JEFFERSON CITY, Mo. (KMIZ)
Missouri officials submitted a COVID-19 vaccine distribution plan to the CDC on Thursday, Gov. Mike Parson said.
Parson said Missouri got its "playbook" for the blueprint from the CDC a month ago, but the plan has been in the works since August. Other states are looking to Missouri's plan when making their own, Parson said.
He also warned the public to beware of media reports about the plan in coming days.
"Between now and Election Day, some media will utilize that to try and put misinformation in the public’s eyes," Parson said of the plan.
What the public should take away from the plan is that Missouri is prepared to take the next step in the coronavirus fight, Parson said. The governor has been criticized by political opponents for his handling of the pandemic and a perceived lack of action to slow the virus spread in Missouri.
Dr. Randall Williams, head of the Missouri Department of Health and Human Services, said at Parson's briefing Thursday that the state is planning to get a limited supply of vaccine in late November or early December. Several companies are working on coronavirus vaccines and all of them remain in trial stages.
Watch playback of the briefing in the player below.
Williams said the state will prioritize getting the limited vaccine to the most vulnerable population, including nursing home residents. Health care and other essential workers will be among the first to get vaccinated as well, according to a state news release.
“Our North Star is always individual patients. Our second North Star is always preventing spread in the community,” Williams said.
It isn't clear how many doses Missouri might get or how quickly they would be delivered.
Williams said the state has also worked on regulations for when the free vaccine is distributed.
Thousands of doctors and nurses have already signed up to receive doses of the vaccine, Williams said.
The state expects to get feedback on the document from the CDC by Oct. 16.
Parson also talked about a data error that led to the health department's website erroneously reporting more than 5,000 new cases Saturday. The site did not report any new case totals until Wednesday as the department worked on the problem.
The problem stemmed from health department workers noticing an error in how data was imported into the reporting software, Parson said.
"I want to point out, the issue was a technology error in the system," Parson said. "The data was not lost and all new cases still have been and will continue to be reported in an accurate and timely fashion to the public. As we have said many times, we are in an unprecedented situation."
Parson said the health department has handled more than 2.2 million records during the COVID-19 pandemic.
New cases are on the rise with about 1,400 new cases per day last week, Parson said. Hospitalizations are also increasing, but Parson said hospitals are meeting the demand. He said the fatality rate from the virus in Missouri has reached 1.6%.
Parson also touted a saliva-based test that will provide shorter turnaround times for test results. He appeared at a Kansas City hospital Thursday morning to mark the delivery of a machine to test the samples.
One of the machines is set for delivery to central Missouri, but it's not yet clear where it will be located.

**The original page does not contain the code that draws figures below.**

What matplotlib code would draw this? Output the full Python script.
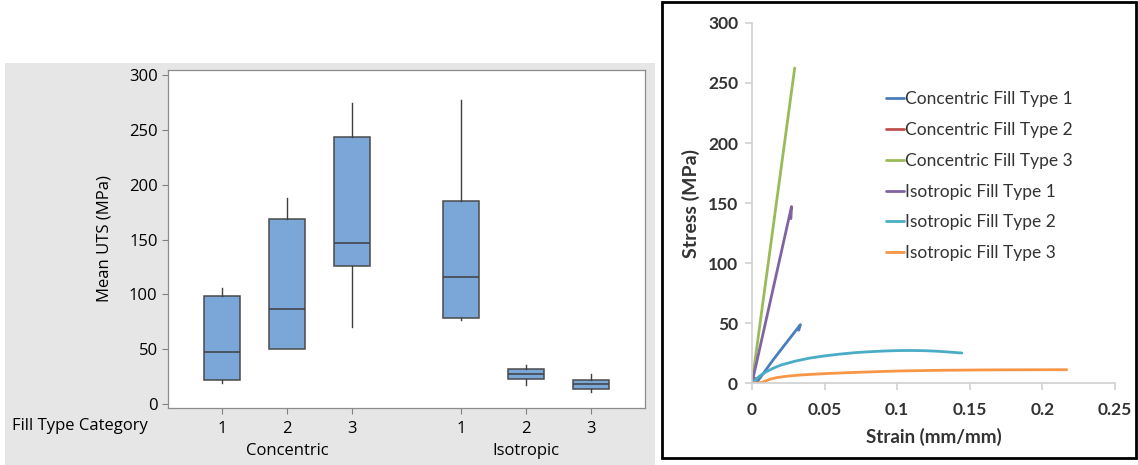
import matplotlib

matplotlib.use("Agg")
import matplotlib.pyplot as plt
from matplotlib.patches import Rectangle
from matplotlib.transforms import blended_transform_factory

# ---- left panel: boxplot of mean UTS ----
box_groups = ["Concentric", "Concentric", "Concentric", "Isotropic", "Isotropic", "Isotropic"]
box_labels = ["1", "2", "3", "1", "2", "3"]
box_pos = [1, 2, 3, 4.68, 5.68, 6.68]
whis_lo = [18.8, 49.5, 70.5, 76.9, 16.7, 10.6]
q1 = [21.3, 49.5, 125.8, 78.4, 22.2, 13.7]
med = [47.0, 86.3, 147.0, 115.5, 27.0, 18.2]
q3 = [98.8, 168.4, 243.5, 185.4, 31.6, 21.3]
whis_hi = [105.5, 188.4, 275.0, 277.5, 35.0, 27.4]
uts_ticks = [0, 50, 100, 150, 200, 250, 300]

# ---- right panel: stress-strain curves ----
series_names = [
    "Concentric Fill Type 1",
    "Concentric Fill Type 2",
    "Concentric Fill Type 3",
    "Isotropic Fill Type 1",
    "Isotropic Fill Type 2",
    "Isotropic Fill Type 3",
]
series_colors = ["#4A7EBB", "#C0504D", "#9BBB59", "#8064A2", "#4BACC6", "#F79646"]
strain = [
    [0.0, 0.003, 0.015, 0.0333, 0.0322],
    [0.0, 0.001, 0.002],
    [0.0, 0.0294],
    [0.0, 0.0272, 0.0268],
    [0.0, 0.003, 0.006, 0.01, 0.015, 0.02, 0.03, 0.04, 0.05, 0.06, 0.07, 0.08,
     0.09, 0.1, 0.11, 0.12, 0.13, 0.1445],
    [0.0, 0.005, 0.008, 0.012, 0.017, 0.025, 0.035, 0.05, 0.07, 0.1, 0.13, 0.16, 0.2167],
]
stress = [
    [0.0, 0.0, 20.0, 48.6, 44.0],
    [0.0, 2.0, 4.0],
    [0.0, 262.5],
    [0.0, 147.0, 137.0],
    [0.0, 3.5, 6.5, 9.5, 12.5, 15.0, 18.3, 20.8, 22.6, 24.0, 25.2, 26.0,
     26.6, 27.0, 27.1, 26.9, 26.3, 25.0],
    [0.0, 0.0, 1.0, 3.0, 4.5, 5.8, 6.8, 7.8, 8.8, 10.0, 10.6, 10.9, 11.1],
]
strain_ticks = [0, 0.05, 0.1, 0.15, 0.2, 0.25]
strain_labels = ["0", "0.05", "0.1", "0.15", "0.2", "0.25"]
stress_ticks = [0, 50, 100, 150, 200, 250, 300]

W, H = 1138, 465
fig = plt.figure(figsize=(W / 100, H / 100), dpi=100)


def fx(px):
    return px / W


def fy(py):
    return 1 - py / H


# gray minitab background
fig.patches.append(Rectangle((fx(5), 0), fx(655) - fx(5), fy(63), transform=fig.transFigure,
                             facecolor="#E6E6E6", edgecolor="none", zorder=-2))
# black frame round the excel chart
fig.patches.append(Rectangle((fx(662), fy(458)), fx(1136) - fx(662), fy(2) - fy(458),
                             transform=fig.transFigure, facecolor="white",
                             edgecolor="black", linewidth=2, zorder=-2))

left_font = "Open Sans"
lfs = 12
ax1 = fig.add_axes([fx(168), fy(408), fx(645) - fx(168), fy(70) - fy(408)])
stats = [
    dict(whislo=a, q1=b, med=c, q3=d, whishi=e, fliers=[])
    for a, b, c, d, e in zip(whis_lo, q1, med, q3, whis_hi)
]
ax1.bxp(stats, positions=box_pos, widths=0.55, patch_artist=True, showcaps=False,
        boxprops=dict(facecolor="#7BA6D8", edgecolor="#4A4A4A", linewidth=1.1),
        medianprops=dict(color="#404040", linewidth=1.1),
        whiskerprops=dict(color="#404040", linewidth=1.0))
ax1.set_xlim(0.17, 7.51)
ax1.set_ylim(-4, 305)
ax1.set_yticks(uts_ticks)
ax1.set_yticklabels([str(t) for t in uts_ticks], fontfamily=left_font, fontsize=lfs)
ax1.set_xticks(box_pos)
ax1.set_xticklabels(box_labels, fontfamily=left_font, fontsize=lfs)
ax1.tick_params(axis="both", colors="#7F7F7F", labelcolor="black", length=4, width=0.8)
ax1.tick_params(axis="x", pad=5)
for s in ax1.spines.values():
    s.set_color("#8C8C8C")
    s.set_linewidth(0.9)
ax1.set_ylabel("Mean UTS (MPa)", fontfamily=left_font, fontsize=lfs, labelpad=12)

trans = blended_transform_factory(ax1.transData, fig.transFigure)
for name in dict.fromkeys(box_groups):
    xs = [p for p, g in zip(box_pos, box_groups) if g == name]
    ax1.text(sum(xs) / len(xs), fy(451), name, transform=trans, ha="center", va="center",
             fontfamily=left_font, fontsize=lfs)
fig.text(fx(12), fy(426), "Fill Type Category", ha="left", va="center",
         fontfamily=left_font, fontsize=lfs)

# excel chart
xl_font = "Lato"
ax2 = fig.add_axes([fx(752), fy(383), fx(1115) - fx(752), fy(23) - fy(383)])
for xs, ys, name, col in zip(strain, stress, series_names, series_colors):
    ax2.plot(xs, ys, color=col, linewidth=2.0, label=name, solid_capstyle="round")
ax2.set_xlim(0, 0.25)
ax2.set_ylim(0, 300)
ax2.set_xticks(strain_ticks)
ax2.set_xticklabels(strain_labels)
ax2.set_yticks(stress_ticks)
for lab in ax2.get_xticklabels() + ax2.get_yticklabels():
    lab.set_fontfamily(xl_font)
    lab.set_fontweight("bold")
    lab.set_fontsize(12.5)
    lab.set_color("#333333")
ax2.tick_params(axis="both", colors="#D0D0D0", labelcolor="#333333", length=5, width=1.2)
ax2.tick_params(axis="x", pad=9)
ax2.tick_params(axis="y", pad=5)
for side in ["top", "right"]:
    ax2.spines[side].set_visible(False)
for side in ["left", "bottom"]:
    ax2.spines[side].set_color("#D0D0D0")
    ax2.spines[side].set_linewidth(1.2)
ax2.set_xlabel("Strain (mm/mm)", fontfamily=xl_font, fontweight="bold", fontsize=13.5,
               color="#333333", labelpad=7)
ax2.set_ylabel("Stress (MPa)", fontfamily=xl_font, fontweight="bold", fontsize=14,
               color="#333333", labelpad=6)
leg = ax2.legend(loc="upper left", bbox_to_anchor=(0.37, 0.81), frameon=False,
                 prop=dict(family=xl_font, size=12.5), handlelength=1.0, handletextpad=0.1,
                 labelspacing=0.85, borderaxespad=0, borderpad=0)
for t in leg.get_texts():
    t.set_color("#333333")

fig.savefig("out.png", dpi=100)
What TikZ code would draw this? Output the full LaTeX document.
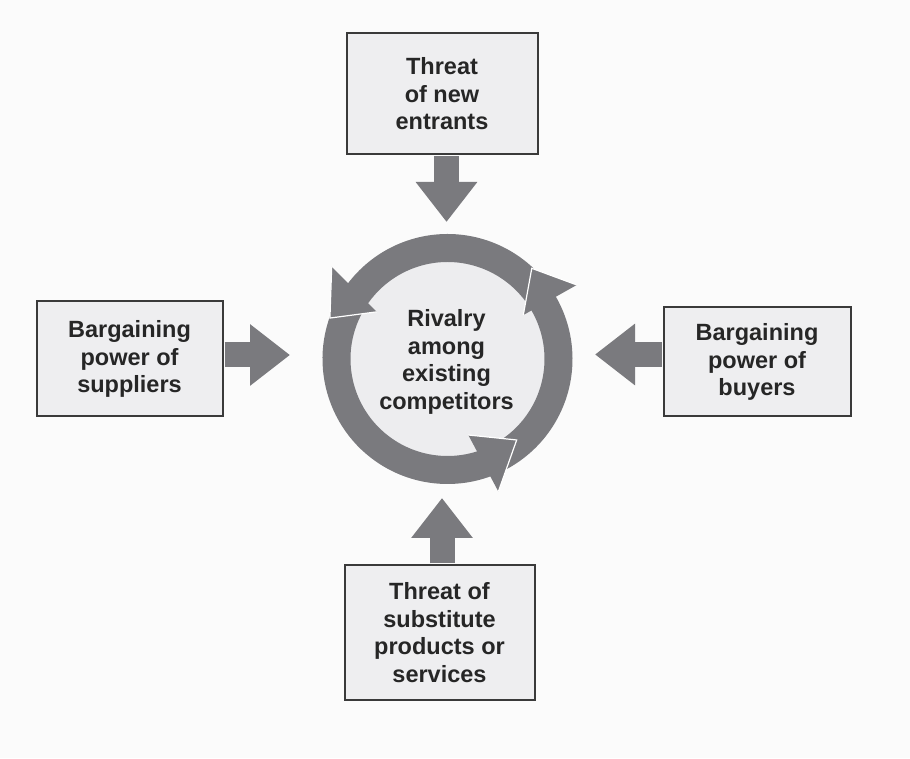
\documentclass[tikz,border=0pt]{standalone}
\usepackage{fontspec}
\setmainfont{Liberation Sans}
\usetikzlibrary{arrows.meta}
\definecolor{bg}{HTML}{FBFBFB}
\definecolor{boxfill}{HTML}{EEEEF0}
\definecolor{boxline}{HTML}{3A3A3A}
\definecolor{ringgray}{HTML}{7A7A7E}
\definecolor{diskfill}{HTML}{EDEDEF}
\definecolor{txt}{HTML}{262626}
\begin{document}
\begin{tikzpicture}[x=1pt,y=1pt,
  force/.style={draw=boxline, line width=2pt, fill=boxfill, text=txt,
    font=\bfseries\fontsize{23.5}{27.5}\selectfont, align=center, inner sep=0pt},
  centretext/.style={text=txt, font=\bfseries\fontsize{23.5}{27.7}\selectfont, align=center, inner sep=0pt},
  push/.style={draw=ringgray, line width=25pt, -{Triangle[length=40pt,width=59pt]}},
  ringbody/.style={draw=ringgray, line width=28pt},
  headstyle/.style={fill=ringgray, draw=white, line width=1.2pt, line join=miter}]
\fill[bg] (0,0) rectangle (910,758);
\useasboundingbox (0,0) rectangle (910,758);

% the four forces
\node[force, minimum width=191pt, minimum height=121pt] (entrants) at (442,664) {Threat\\of new\\entrants};
\node[force, minimum width=186pt, minimum height=115pt] (suppliers) at (129.5,399) {Bargaining\\power of\\suppliers};
\node[force, minimum width=187pt, minimum height=109pt] (buyers) at (757,396) {Bargaining\\power of\\buyers};
\node[force, minimum width=190pt, minimum height=134pt] (substitutes) at (439.5,125.5) {Threat of\\substitute\\products or\\services};

% the rivalry ring
\coordinate (c) at (447.5,399);
\fill[diskfill] (c) circle[radius=100pt];
\begin{scope}[shift={(c)}]
  \draw[ringbody] (32:111pt) arc[start angle=32, end angle=146.5, radius=111pt];
  \draw[ringbody] (148:111pt) arc[start angle=148, end angle=290.5, radius=111pt];
  \draw[ringbody] (-64:111pt) arc[start angle=-64, end angle=31.5, radius=111pt];
  \filldraw[headstyle] (141.5:148pt) -- (160.8:124.5pt) -- (146.3:85pt);
  \filldraw[headstyle] (29.8:149pt) -- (47.1:123.8pt) -- (30.1:87.6pt);
  \filldraw[headstyle] (-69:142pt) -- (-49.5:106.5pt) -- (-74.7:78.8pt);
\end{scope}
\node[centretext] (rivalry) at (446.5,396) {Rivalry\\among\\existing\\competitors};

% the pushing arrows
\coordinate (t1) at (446.5,536);
\coordinate (t2) at (290,403);
\coordinate (t3) at (595,403.5);
\coordinate (t4) at (442,260);
\draw[push] ([yshift=-1pt]entrants.south -| t1) -- (t1);
\draw[push] ([xshift=1pt]suppliers.east |- t2) -- (t2);
\draw[push] ([xshift=-1pt]buyers.west |- t3) -- (t3);
\draw[push] ([yshift=1pt]substitutes.north -| t4) -- (t4);
\end{tikzpicture}
\end{document}
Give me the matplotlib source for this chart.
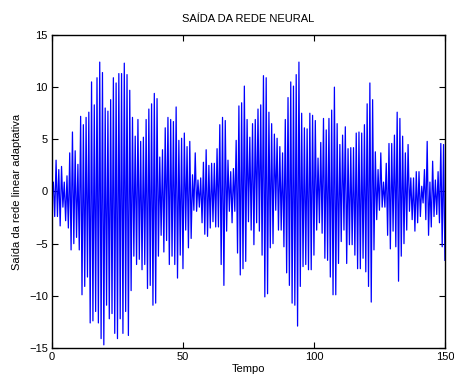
import numpy as np
import matplotlib
matplotlib.use('Agg')
import matplotlib.pyplot as plt

plt.rcParams['font.family'] = ['Liberation Sans', 'DejaVu Sans']

# picos (máximos) e vales (mínimos) da saída da rede, em ordem no tempo
picos = [0.9, 3.0, 2.1, 2.4, 0.9, 1.5, 3.7, 5.7, 3.9, 2.6,
         7.2, 6.4, 7.1, 7.6, 10.5, 8.3, 10.9, 12.4, 11.4,
         8.0, 7.7, 8.8, 10.9, 10.4, 11.3, 11.3, 12.3, 11.2, 9.7,
         7.1, 5.3, 6.9, 4.8, 5.2, 6.9, 7.9, 8.4, 9.4, 8.9, 3.3,
         4.0, 6.1, 7.1, 6.9, 6.7, 8.1, 4.9, 5.1, 5.6, 4.3,
         4.8, 1.6, 3.7, 1.1, 1.3, 2.8, 4.0, 2.5, 2.7, 2.7,
         4.1, 6.4, 7.1, 6.8, 3.0, 1.9, 2.2, 4.9, 8.2, 8.5,
         10.1, 6.9, 5.2, 6.5, 6.9, 7.9, 8.3, 11.1, 10.9, 7.6,
         6.5, 5.5, 5.1, 4.3, 3.7, 6.9, 9.0, 10.5, 10.1, 11.2,
         12.4, 7.5, 6.1, 6.0, 7.5, 7.3, 6.8, 3.2, 4.7, 7.0, 5.9,
         7.0, 7.8, 10.0, 6.5, 4.5, 5.4, 6.2, 4.1, 4.2, 4.2,
         5.6, 5.7, 5.6, 6.4, 8.4, 10.4, 8.8, 3.8, 2.1, 3.7,
         0.9, 2.7, 4.6, 4.6, 5.4, 7.6, 7.0, 5.3, 3.7, 4.5,
         1.3, 1.3, 1.9, 1.9, 0.5, 2.1, 4.8, 0.9, 2.9, 1.1,
         1.9, 4.6, 4.5]
vales = [-2.4, -2.4, -3.3, -1.5, -2.8, -3.5, -5.6, -5.0, -4.4, -5.6,
         -9.9, -9.1, -8.2, -12.6, -12.4, -11.5, -12.6, -14.1, -14.7,
         -10.9, -12.2, -11.7, -13.6, -14.1, -12.2, -13.6, -11.5, -13.8, -9.5,
         -6.2, -7.0, -6.5, -7.5, -7.0, -9.3, -9.0, -10.9, -10.7, -6.2, -4.2,
         -5.8, -4.7, -7.0, -6.2, -7.0, -8.3, -6.1, -7.4, -3.7, -5.4,
         -4.5, -1.8, -1.9, -1.5, -3.0, -4.1, -4.3, -3.5, -2.9, -3.4,
         -3.4, -7.0, -9.0, -3.8, -1.9, -3.0, -1.9, -5.9, -8.0, -7.4,
         -6.7, -2.9, -3.7, -5.1, -3.0, -3.8, -6.1, -10.1, -9.8, -5.4,
         -5.0, -1.8, -3.7, -3.7, -5.3, -7.8, -9.0, -10.7, -10.9, -12.9,
         -9.1, -7.2, -7.0, -7.5, -7.5, -6.1, -3.7, -3.0, -4.0, -6.4, -6.6,
         -8.2, -9.9, -9.9, -6.9, -4.8, -3.7, -6.9, -5.1, -5.1, -6.1,
         -7.4, -7.4, -6.4, -7.7, -9.1, -10.6, -5.6, -2.7, -1.8, -1.5,
         -1.5, -4.2, -5.5, -3.8, -5.3, -8.6, -6.2, -5.0, -3.7, -1.9,
         -2.7, -3.8, -3.0, -2.4, -1.1, -2.7, -4.2, -3.4, -2.4, -2.2,
         -3.0, -5.3, -6.6]

saida = np.empty(2 * len(picos))
saida[0::2] = picos
saida[1::2] = vales
saida = np.concatenate([[0.0], saida])
tempo = np.linspace(0, 150, len(saida))

fig = plt.figure(figsize=(4.54, 3.76), dpi=100)
ax = fig.add_axes([0.1145, 0.0745, 0.8655, 0.8325])
ax.plot(tempo, saida, color='#0000ff', lw=0.9)

ax.set_xlim(0, 150)
ax.set_ylim(-15, 15)
ax.set_xticks([0, 50, 100, 150])
ax.set_yticks([-15, -10, -5, 0, 5, 10, 15])
ax.tick_params(direction='in', top=True, right=True, length=4, width=0.8,
               labelsize=8, pad=3)
for s in ax.spines.values():
    s.set_linewidth(1.0)

ax.set_title('SAÍDA DA REDE NEURAL', fontsize=8, pad=9)
ax.set_xlabel('Tempo', fontsize=8, labelpad=1)
ax.set_ylabel('Saída da rede linear adaptativa', fontsize=8, labelpad=5)

fig.savefig('out.png', dpi=100)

Truman Medical Center in Kansas City will be one of the first hospitals in Missouri to offer a saliva-based COVID-19 test, according to a Thursday morning tweet.
Parson met with hospital representatives in the morning going over how the medical center will receive resources to deliver the test.
Recently, the governor's office reported it spent $1 million of CARES Act funding to purchase four of the saliva-based testing machines.
In August, the FDA approved Washington University to administer the test.